Louis-Simon Boizot (1743 - 1809)
The son of Antoine Boizot, a designer at the Gobelins tapestry manufacture, Boizot worked in the atelier of sculptor René-Michel Slodtz (1705–1764), who also trained Houdon. Boizot married Marguerite Virginie Guibert, the daughter of sculptor Honoré Guibert. In 1778 he was admitted to the Académie royale de peinture et de sculpture and exhibited at the yearly salons until 1800. His portrait busts of Louis XVI and Joseph II were created in 1777 and made in bisque porcelain at Sèvres.

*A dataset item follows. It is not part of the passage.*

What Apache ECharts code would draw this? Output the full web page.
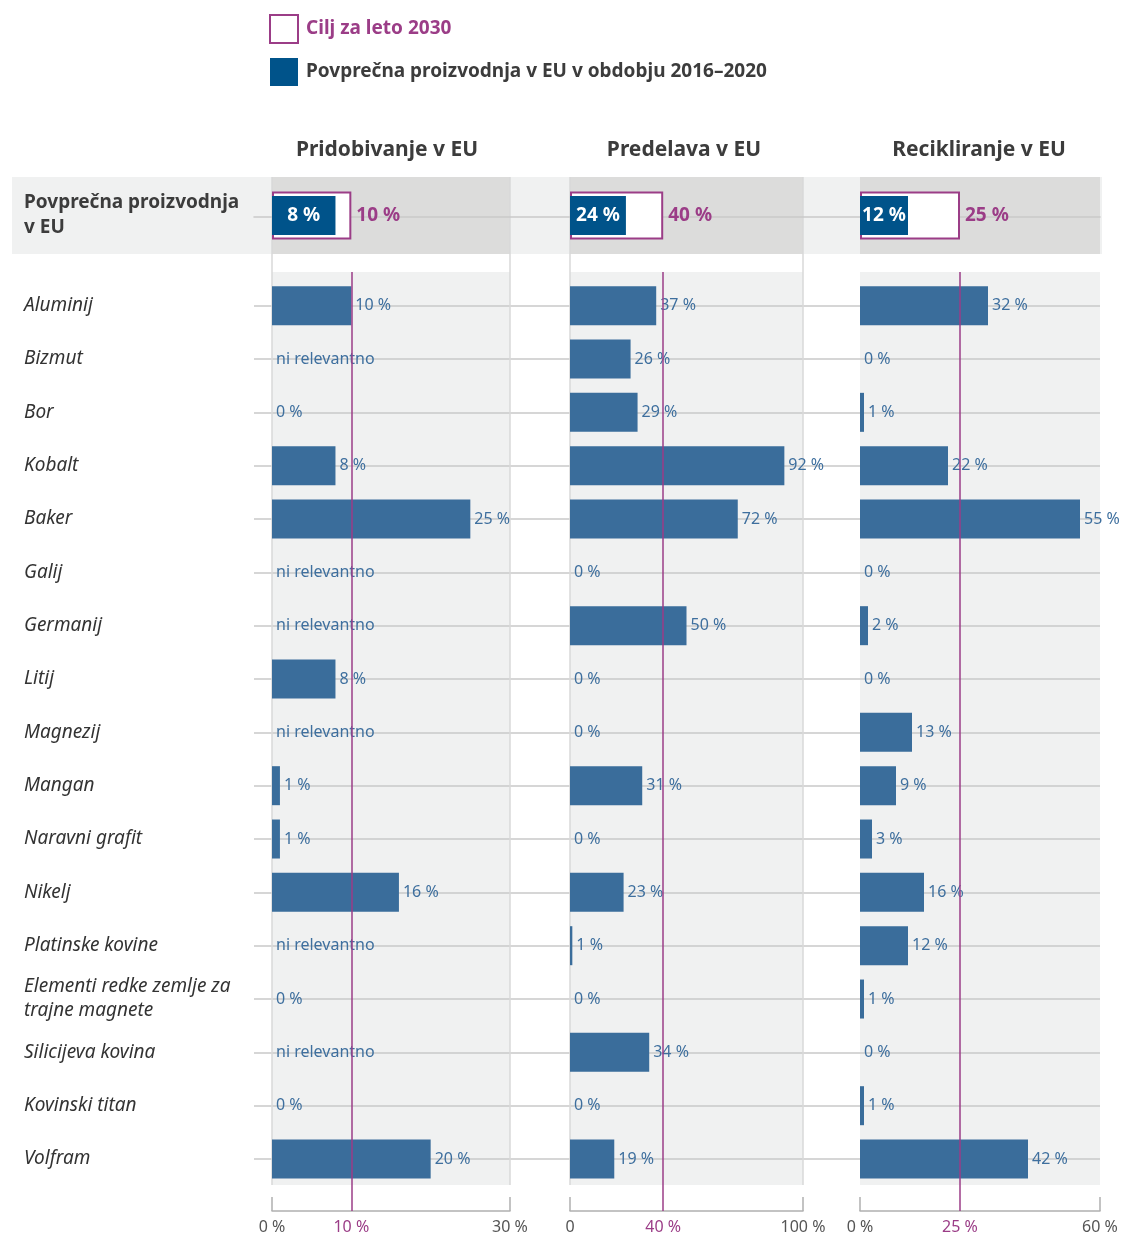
<!DOCTYPE html>
<html><head><meta charset="utf-8">
<script src="https://cdn.jsdelivr.net/npm/echarts@6/dist/echarts.min.js"></script>
<style>html,body{margin:0;padding:0;background:#fff}#c{width:1121px;height:1235px}</style>
</head><body><div id="c"></div>
<script>
// ---- data ----
const categories = ['Aluminij','Bizmut','Bor','Kobalt','Baker','Galij','Germanij','Litij','Magnezij','Mangan','Naravni grafit','Nikelj','Platinske kovine','Elementi redke zemlje za\ntrajne magnete','Silicijeva kovina','Kovinski titan','Volfram'];
const panelTitles = ['Pridobivanje v EU','Predelava v EU','Recikliranje v EU'];
const extraction = [10,null,0,8,25,null,null,8,null,1,1,16,null,0,null,0,20];
const processing = [37,26,29,92,72,0,50,0,0,31,0,23,1,0,34,0,19];
const recycling  = [32,0,1,22,55,0,2,0,13,9,3,16,12,1,0,1,42];
const avgProduction = [8,24,12];
const target2030 = [10,40,25];
const axisMax = [30,100,60];
const zeroLabels = ['0 %','0','0 %'];
const summaryLabel = 'Povprečna proizvodnja\nv EU';
const legendTarget = 'Cilj za leto 2030';
const legendAvg = 'Povprečna proizvodnja v EU v obdobju 2016–2020';
const naText = 'ni relevantno';
const panelData = [extraction, processing, recycling];

// ---- layout / style ----
const C = {purple:'#9b3d87', bar:'#3a6d9b', dark:'#00538a', label:'#3e6f9e', text:'#3c3c3c',
  light:'#f0f1f1', mid:'#dcdcdb', rule:'#c9c9c9', edge:'#d9d9d9', axis:'#b0b0b0', tick:'#555'};
const FONT = '"Noto Sans", sans-serif';
const panels = [{left:272,width:238,frame:true,tx:387},{left:570,width:233,frame:true,tx:684},{left:860,width:240,frame:false,tx:979}];

const grid=[], xAxis=[], yAxis=[], series=[];
function addGrid(g, x, y) {
  const gi = grid.length;
  grid.push(Object.assign({outerBoundsMode:'none', containLabel:false, show:false, borderWidth:0}, g));
  const xi = xAxis.length;
  xAxis.push(Object.assign({gridIndex:gi, type:'value', show:false}, x||{}));
  const yis = [];
  (Array.isArray(y)?y:[y||{}]).forEach(yo => { yis.push(yAxis.length); yAxis.push(Object.assign({gridIndex:gi, type:'value', show:false}, yo)); });
  return {gi, xi, yi:yis};
}
const off = {show:false};

// summary row light background
addGrid({left:12, width:1090, top:177, height:77, show:true, backgroundColor:C.light}, {min:0,max:1}, {min:0,max:1});

// summary grids (dark bg) + main bg
const summaryGrids = [];
panels.forEach((p,i) => {
  const M = axisMax[i];
  const s = addGrid({left:p.left, width:p.width, top:177, height:77, show:true, backgroundColor:C.mid},
    {min:0, max:M},
    [{type:'category', data:[summaryLabel], show:i===0, position:'left', axisLine:off, axisTick:off, splitLine:off,
      axisLabel:{show:i===0, align:'left', margin:248, fontFamily:FONT, fontSize:19, fontWeight:'bold', color:C.text, lineHeight:25}},
     {type:'category', data:[summaryLabel], show:false, position:'right'}]);
  summaryGrids.push(s);
  addGrid({left:p.left, width:p.width, top:272, height:913, show:true, backgroundColor:C.light}, {min:0,max:M}, {min:0,max:1});
});

// frame vertical edges
panels.forEach((p,i) => {
  if (!p.frame) return;
  const M = axisMax[i];
  addGrid({left:p.left, width:p.width, top:177, height:1008},
    {show:true, min:0, max:M, interval:M, axisLine:off, axisTick:off, axisLabel:off,
     splitLine:{show:true, lineStyle:{color:C.edge, width:1.5}}}, {min:0,max:1});
});

// summary horizontal rule
addGrid({left:254, width:846, top:216, height:1},
  {show:true, position:'top', min:0, max:1, axisLine:{show:true, lineStyle:{color:C.rule, width:1.5}}, axisTick:off, axisLabel:off, splitLine:off},
  {min:0,max:1});
// row rules
addGrid({left:254, width:846, top:305.7, height:853.3}, {min:0,max:1},
  {show:true, type:'category', boundaryGap:false, inverse:true, data:categories, axisLine:off, axisTick:off,
   axisLabel:{show:false, interval:0}, splitLine:{show:true, interval:0, lineStyle:{color:C.rule, width:1.5}}});

// summary bars
panels.forEach((p,i) => {
  const s = summaryGrids[i];
  series.push({type:'bar', name:legendTarget, xAxisIndex:s.xi, yAxisIndex:s.yi[0], data:[target2030[i]], barWidth:48, z:3, silent:true,
    itemStyle:{color:'#fff', borderColor:C.purple, borderWidth:2},
    label:{show:true, position:'right', distance:5, color:C.purple, fontFamily:FONT, fontSize:19, fontWeight:'bold', formatter:v=>v.value+' %'}});
  series.push({type:'bar', name:legendAvg, xAxisIndex:s.xi, yAxisIndex:s.yi[1], data:[avgProduction[i]], barWidth:39, z:4, silent:true,
    itemStyle:{color:C.dark},
    label:{show:true, position:'inside', color:'#fff', fontFamily:FONT, fontSize:19, fontWeight:'bold', formatter:v=>v.value+' %'}});
});

// bottom axes + target lines
panels.forEach((p,i) => {
  const M = axisMax[i], T = target2030[i];
  const a = addGrid({left:p.left, width:p.width, top:272, height:939},
    {show:true, min:0, max:M, position:'bottom',
     axisLine:{show:true, lineStyle:{color:C.axis, width:1.5}},
     axisTick:{show:true, customValues:[0,M], inside:true, length:14, lineStyle:{color:C.axis, width:1.5}},
     axisLabel:{show:true, customValues:[0,T,M], margin:8, color:C.tick, fontFamily:FONT, fontSize:16,
       formatter:v => v===T ? '{t|'+v+' %}' : (v===0 ? zeroLabels[i] : v+' %'),
       rich:{t:{color:C.purple, fontFamily:FONT, fontSize:16}}},
     splitLine:off},
    {min:0,max:1});
  series.push({type:'line', data:[], xAxisIndex:a.xi, yAxisIndex:a.yi[0], z:10, silent:true, showSymbol:false,
    markLine:{silent:true, symbol:['none','none'], label:{show:false}, animation:false,
      lineStyle:{color:C.purple, width:1.5, type:'solid'}, emphasis:{disabled:true}, data:[{xAxis:T}]}});
});

// row bars
panels.forEach((p,i) => {
  const M = axisMax[i];
  const r = addGrid({left:p.left, width:p.width, top:279, height:906.7},
    {min:0, max:M},
    {type:'category', inverse:true, data:categories, show:i===0, axisLine:off, axisTick:off, splitLine:off,
     axisLabel:{show:i===0, interval:0, align:'left', margin:248, fontFamily:FONT, fontSize:19, fontStyle:'italic', color:'#333', lineHeight:24}});
  series.push({type:'bar', xAxisIndex:r.xi, yAxisIndex:r.yi[0], barWidth:39, z:3, silent:true,
    data: panelData[i].map(v => v===null ? {value:0, na:true} : v),
    itemStyle:{color:C.bar},
    label:{show:true, position:'right', distance:4, color:C.label, fontFamily:FONT, fontSize:16,
      formatter:pp => (pp.data && pp.data.na) ? naText : pp.value+' %'}});
});

const option = {
  animation:false,
  legend:{left:264, top:9, orient:'vertical', itemWidth:28, itemHeight:28, itemGap:14, selectedMode:false, icon:'rect',
    textStyle:{fontFamily:FONT, fontSize:19, fontWeight:'bold', padding:[0,0,0,3]},
    data:[{name:legendTarget, itemStyle:{color:'#fff', borderColor:C.purple, borderWidth:2}, textStyle:{color:C.purple}},
          {name:legendAvg, itemStyle:{color:C.dark}, textStyle:{color:C.text}}]},
  graphic: panels.map((p,i) => ({type:'text', x:p.tx, y:150, silent:true,
    style:{text:panelTitles[i], align:'center', verticalAlign:'middle', textAlign:'center', textVerticalAlign:'middle',
      font:'bold 21px "Noto Sans", sans-serif', fill:C.text}})),
  grid, xAxis, yAxis, series
};
const chart = echarts.init(document.getElementById('c'), null, {renderer:'canvas'});
chart.setOption(option);
</script></body></html>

From 1773 to 1800 Boizot directed the sculpture workshop of the Sèvres porcelain Manufactory, producing the series of unglazed biscuit figures with a matte finish resembling that of marble.
Boizot also created terracotta designs for gilt-bronze clock cases, such as that of the allegorical “Avignon” clock in the Wallace Collection in London, which was cast and chased by Pierre Gouthière in 1777.